On the Record

Body Talk, Part 2
Robyn
Listen up, Katy Perry (and, to be honest, plenty of others): This is how you make driving dance music. On the second (of three) albums Robyn plans to release in 2010, the Swedish singer continues the satisfying merging of hot funk and cold electronic that has marked her previous work. With seven new cuts and a strings-only version of “Indestructible,” she hits the dance floor hard and quick before heading out after about half an hour. Along the way, she lays waste to dance floors; lovers; and, well, lovers on the dance floor (the driving dirt of “Criminal Intent”). Snoop Dogg, fresh from his Katy Perry crossover, provides a so-so rap on the otherwise strong “U Should Know Better.” Robyn channels Kraftwerk on “We Dance to the Beat,” but still manages to make it sound hot. The finale could have been another tossed-off “I’m so strong” ballad, but Robyn plus the strings make it work.
Serendipity
Lorie Line
The popular pianist comes out of the studio with her first all-original collection of songs in a decade. Written over a two-week span earlier this summer (with Lorie Line setting out each day to write a new tune), the collection has a free, almost effortless vibe to it—always difficult to pull off, but oh so rewarding for the listener. The titles—including “My Muddy Man” (about her husband, Jim); “Casa Blanca Me Encanta,” an ode to their home; and “Mother Earth,” easy to fathom—stick close to ideas of a well-lived life.
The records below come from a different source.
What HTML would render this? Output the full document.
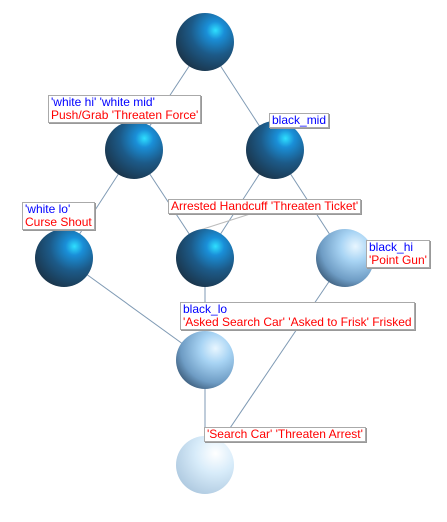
<!DOCTYPE html>
<html><head><style>
body{margin:0;background:#fff;width:447px;height:522px;position:relative;overflow:hidden;font-family:"Liberation Sans",sans-serif;font-size:12px}
.l{position:absolute;background:#fff;border:1px solid #aaa;box-shadow:1px 1px 0 #999;padding:0 2px;line-height:13px;white-space:nowrap}
.b{color:#00f}.r{color:#f00}
</style></head><body>
<svg width="447" height="522" style="position:absolute;left:0;top:0">
<defs>
<radialGradient id="d" cx="0.68" cy="0.3" r="0.85"><stop offset="0" stop-color="#2ee0ff"/><stop offset="0.18" stop-color="#1a8fd8"/><stop offset="0.5" stop-color="#1c5a88"/><stop offset="1" stop-color="#1a2c3c"/></radialGradient>
<radialGradient id="m" cx="0.68" cy="0.3" r="0.85"><stop offset="0" stop-color="#e8f6ff"/><stop offset="0.3" stop-color="#a8d4f4"/><stop offset="0.7" stop-color="#6e9cc4"/><stop offset="1" stop-color="#2e4a66"/></radialGradient>
<radialGradient id="w" cx="0.68" cy="0.3" r="0.85"><stop offset="0" stop-color="#ffffff"/><stop offset="0.4" stop-color="#d8ecfa"/><stop offset="1" stop-color="#a8c4dc"/></radialGradient>
</defs>
<g stroke="#7f9ab4" stroke-width="1">
<line x1="205" y1="42" x2="134" y2="150"/><line x1="205" y1="42" x2="275" y2="150"/>
<line x1="134" y1="150" x2="64" y2="258"/><line x1="134" y1="150" x2="205" y2="258"/>
<line x1="275" y1="150" x2="205" y2="258"/><line x1="275" y1="150" x2="345" y2="258"/>
<line x1="64" y1="258" x2="205" y2="360"/><line x1="205" y1="258" x2="205" y2="360"/>
<line x1="345" y1="258" x2="205" y2="465"/><line x1="205" y1="360" x2="205" y2="465"/>
</g>
<line x1="250" y1="214" x2="200" y2="230" stroke="#bbb"/>
<circle cx="205" cy="42" r="29" fill="url(#d)"/>
<circle cx="134" cy="150" r="29" fill="url(#d)"/>
<circle cx="275" cy="150" r="29" fill="url(#d)"/>
<circle cx="64" cy="258" r="29" fill="url(#d)"/>
<circle cx="205" cy="258" r="29" fill="url(#d)"/>
<circle cx="345" cy="258" r="29" fill="url(#m)"/>
<circle cx="205" cy="360" r="29" fill="url(#m)"/>
<circle cx="205" cy="465" r="29" fill="url(#w)"/>
</svg>
<div class="l" style="left:48px;top:95px"><div class="b">'white hi' 'white mid'</div><div class="r">Push/Grab 'Threaten Force'</div></div>
<div class="l" style="left:269px;top:113px"><div class="b">black_mid</div></div>
<div class="l" style="left:22px;top:202px"><div class="b">'white lo'</div><div class="r">Curse Shout</div></div>
<div class="l" style="left:168px;top:199px"><div class="r">Arrested Handcuff 'Threaten Ticket'</div></div>
<div class="l" style="left:366px;top:240px"><div class="b">black_hi</div><div class="r">'Point Gun'</div></div>
<div class="l" style="left:180px;top:302px"><div class="b">black_lo</div><div class="r">'Asked Search Car' 'Asked to Frisk' Frisked</div></div>
<div class="l" style="left:204px;top:427px"><div class="r">'Search Car' 'Threaten Arrest'</div></div>
</body></html>
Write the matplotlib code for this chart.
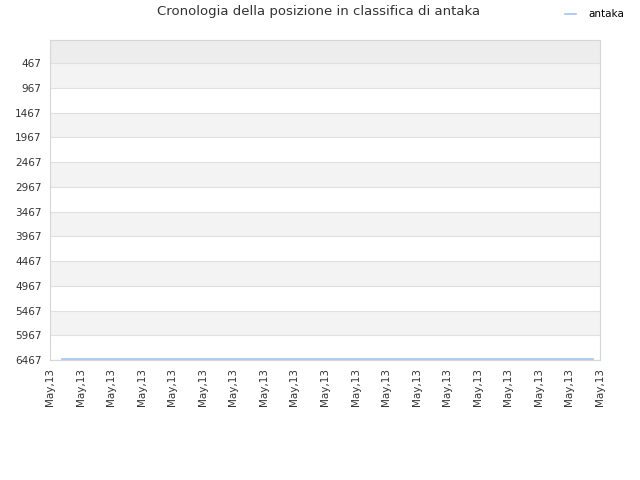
import matplotlib
matplotlib.use("Agg")
import matplotlib.pyplot as plt

# data
x_labels = ["May,13"] * 19
y_ticks = [467, 967, 1467, 1967, 2467, 2967, 3467, 3967, 4467, 4967, 5467, 5967, 6467]
series_x = [0.39, 17.77]
series_rank = [6447, 6447]
series_name = "antaka"

fig = plt.figure(figsize=(6.4, 4.8), dpi=100)
ax = fig.add_axes([50 / 640, 120 / 480, 550 / 640, 320 / 480])

y_top = 1
y_bottom = 6467
ax.set_ylim(y_bottom, y_top)
ax.set_xlim(0, len(x_labels) - 1)

# background bands
ax.axhspan(y_top, y_ticks[0], color="#ededed", zorder=0, lw=0)
for i in range(len(y_ticks) - 1):
    if i % 2 == 0:
        ax.axhspan(y_ticks[i], y_ticks[i + 1], color="#f3f3f3", zorder=0, lw=0)
for t in y_ticks:
    ax.axhline(t, color="#e0e0e0", lw=0.8, zorder=1)

ax.plot(series_x, series_rank, color="#9fc5f0", lw=1.2, label=series_name, zorder=3)

ax.set_yticks(y_ticks)
ax.set_yticklabels([str(t) for t in y_ticks])
ax.set_xticks(range(len(x_labels)))
ax.set_xticklabels(x_labels, rotation=90)
ax.tick_params(axis="both", length=0, labelsize=7.5, labelcolor="#333333", pad=6)

for side in ["top", "right", "bottom", "left"]:
    ax.spines[side].set_color("#d6d6d6")
    ax.spines[side].set_linewidth(0.8)

fig.text(0.497, 0.975, "Cronologia della posizione in classifica di antaka",
         ha="center", va="center", fontsize=9.5, color="#333333")
fig.legend(loc="upper right", bbox_to_anchor=(0.99, 1.0), frameon=False,
           fontsize=7.5, handlelength=1.0, handletextpad=1.2)

fig.savefig("out.png", dpi=100)
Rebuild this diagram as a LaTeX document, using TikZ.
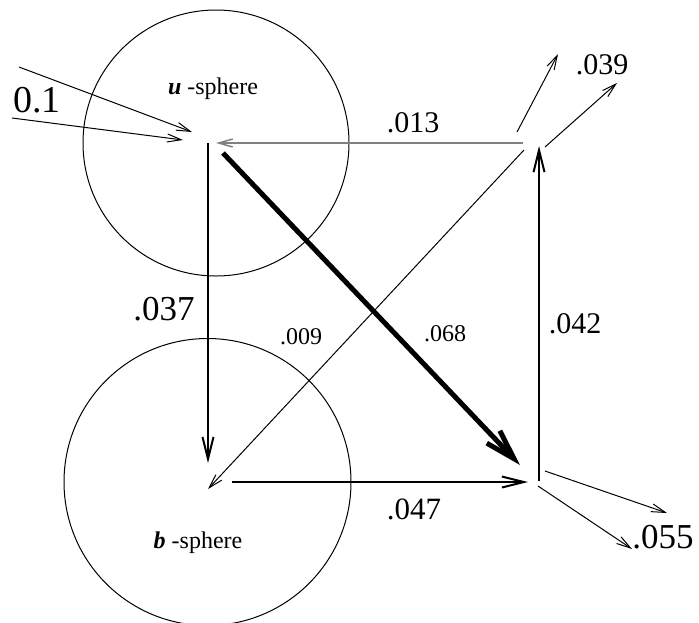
\documentclass[tikz,border=0pt]{standalone}
\usepackage{fontspec}
\setmainfont{Liberation Serif}
\usetikzlibrary{arrows.meta}
\newcommand{\fs}[1]{\fontsize{#1}{#1}\selectfont}
\begin{document}
\begin{tikzpicture}[x=1pt,y=-1pt,
  thinarr/.style={line width=1pt,-{Straight Barb[length=14pt,width=8pt]}},
  medarr/.style={line width=2pt,-{Straight Barb[length=22pt,width=11pt]}},
  thickarr/.style={line width=5pt,-{Straight Barb[length=30pt,width=18pt]}},
  lbl/.style={inner sep=0pt,anchor=center}]
\useasboundingbox (0,0) rectangle (699,622);
% spheres
\draw[line width=1pt] (216,143) circle (133);
\draw[line width=1pt] (207.5,482) circle (143.5);
% points
\coordinate (uS) at (208,143);
\coordinate (uT) at (216,143);
\coordinate (uD) at (223,153);
\coordinate (bT) at (208,463);
\coordinate (bD) at (208,489);
\coordinate (bR) at (232,482);
\coordinate (rtL) at (523,143);
\coordinate (rtD) at (524,150);
\coordinate (rtU) at (539,146);
\coordinate (rtA) at (517,132);
\coordinate (rtB) at (545,147);
\coordinate (rbL) at (528,482);
\coordinate (rbT) at (520,465);
\coordinate (rbS) at (539,481);
\coordinate (rbA) at (545,471);
\coordinate (rbB) at (538,486);
\coordinate (in1s) at (19,67);
\coordinate (in1e) at (192,132);
\coordinate (in2s) at (12,118);
\coordinate (in2e) at (183,140);
\coordinate (o1) at (558,54);
\coordinate (o2) at (617,83);
\coordinate (o3) at (667,513);
\coordinate (o4) at (632,549);
% connectors
\draw[thinarr] (in1s) -- (in1e);
\draw[thinarr] (in2s) -- (in2e);
\draw[thinarr,draw=gray,line width=1.5pt] (rtL) -- (uT);
\draw[medarr] (uS) -- (bT);
\draw[thickarr] (uD) -- (rbT);
\draw[thinarr] (rtD) -- (bD);
\draw[medarr] (bR) -- (rbL);
\draw[medarr] (rbS) -- (rtU);
\draw[thinarr] (rtA) -- (o1);
\draw[thinarr] (rtB) -- (o2);
\draw[thinarr] (rbA) -- (o3);
\draw[thinarr] (rbB) -- (o4);
% labels
\node[lbl] (l01) at (37,100) {\fs{38}0.1};
\node[lbl] (lu) at (213,89) {\fs{24}\textbf{\textit{u}} -sphere};
\node[lbl] (lb) at (198,543) {\fs{24}\textbf{\textit{b}} -sphere};
\node[lbl] (l013) at (413,123) {\fs{30}.013};
\node[lbl] (l039) at (602,65) {\fs{30}.039};
\node[lbl] (l037) at (164,309) {\fs{35}.037};
\node[lbl] (l009) at (301,337) {\fs{24}.009};
\node[lbl] (l068) at (445,334) {\fs{24}.068};
\node[lbl] (l042) at (575,324) {\fs{30}.042};
\node[lbl] (l047) at (414,509) {\fs{31}.047};
\node[lbl] (l055) at (663,537) {\fs{35}.055};
\end{tikzpicture}
\end{document}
Serendipity has plenty of signs that it was an album made in Minnesota, from a gentle composition titled “The Cows” to the easy-to-understand “Lake Minnetonka.” The playing is as sharp as you would expect from a seasoned pro, all the while aided and augmented by a fleet of backing musicians who work to bring out the full power of Line’s inspired songs.
Teenage Dream
Katy Perry
She wants to be the queen of the pop songster ball, but artists more popular (Lady Gaga) and talented (Robyn plus many others) outstrip Katy Perry in nearly every way. It didn’t help that this album was fueled by the big hit of the early summer, “California Gurls,” which passed its stay-fresh date by the time the album dropped. At album length, Perry’s shortcomings come to the fore. Her singing is fairly pedestrian. Once you get deeper than the peppy, poppy singles, a lot of musical sludge must be listened through, even on a relatively short collection. It reaches its nadir, fittingly enough, at the end (apart from some useless remixes) with “Pearl,” which features this puzzling, Alanis Morrissette-level couplet: “She could be the Statue of Liberty/She could be Joan d’Arc.” Not sure what a giant statue or a Middle-Ages religious leader have to do with a lame pop ballad. Stick to the singles here.
Zeroes QC
Suuns
Over time, the lines that defined different pieces of the music pie have blurred to the point of being nonexistent. Bands now freely pick and choose their own little subcategories. Suuns fall roughly into a parcel of acts merging moody electronics, some danceable beats, and jangling to harsh guitars into a sound that works more often than it does not. On Zeroes QC, the band goes from spare electronics that wouldn’t sound out of place on an XX or Phantogram record to enough guitar racket to bring to mind classic-era Jesus and Mary Chain. In the end, the artist who seems to be closest to the surface is Beck—Zeroes QC has the same sense of anything can happen. The album does lack cohesion, plus the blur of ideas and sounds can wear the listener down. But plenty of good spread throughout the record is enough to make you come back for more.